I'm generally a 20% tipper ... 20%for fair to good service ... Less than fair service and I've left less ... Great service can get 30% tip.

 

Twice however I've left nothing. The first time we were halfway done with our entree and they made us move to another table because they needed the space for a party of 12, we were at a table for two, @*&! that, you don't make someone move in the middle of a meal, never went back there again.

 

The second time we went to a Mexican restaurant ( not Taco Hell) for one of my Daughters 10th birthday. She brought 3 of her friends, plus my other Daughter, wife and myself, we were seated and ordered drinks, received those and then ordered dinner. 45 minutes later I flagged down the waiter and asked what's taking so long ... he went into the kitchen, came back and said it'll be another 15 minutes ... 45 minutes later, again, still no food, I asked for the manager who came and promptly apologized and said it'll be out in 10 minutes ... half hour later still no food and I reamed this guys ass out in front of everyone ... 10 minutes later I got the food to go and wasn't charged ... Never went back.

Posted
25 minutes ago, Rockpile233 said:

 

I wanted to excel because to excel was to give great service, which in turn led to bigger tips. It was completely personally motivated to make some money as you say. People with **** attitudes usually maintain those **** attitudes in the professional world as well.
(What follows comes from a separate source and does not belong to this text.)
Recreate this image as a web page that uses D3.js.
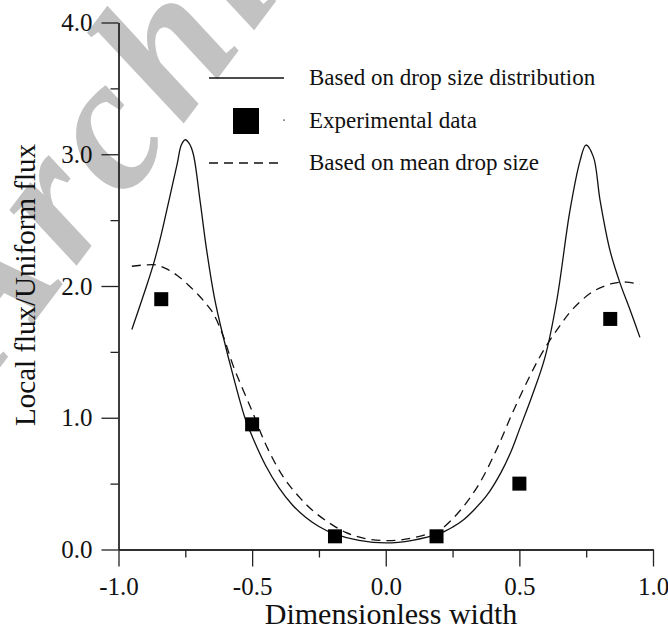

I’ve grown with enough of them.

 

But yes, I was very cynical towards management when I was serving/bartending. Always was in a rush to get out of the industry. I see know they were just trying to work their careers as best as possible. I was in fact the !@#$ in that equation.

I agree.  I can see why people are jaded, especially more and more now.  Hard work alone will not get you ahead any more now than it did then.  Just chew people up, spit them out.  These honor and loyalty in an overly competitive world.  It's a vicious circle around the drain.  Pretty sad.

 

Great to have ideals though.

 

Why I tip 20% no matter what.  Even on take out when there is a tip line item.

Posted

On a different note, I have gone out of my way to find a manager to praise a server for doing a great job when they have to deal with a miserable customer. 

Posted

I cut them slack if it's super busy. They have no control over how many people the manager called into work

Posted

I generally always tip somewhere between 20 and 25%.

"Zero tip" to me = 15%. No matter how bad things get, I don't leave less than 15%.

Now, I will absolutely speak with the server or manager or leave notes on the receipt about what I found less than satisfactory. I will also resolve never to return to a place if things are bad enough. But as someone who has many friends in the service industry, I simply can't leave myself to leave NO TIP AT ALL on the table. Can't do it.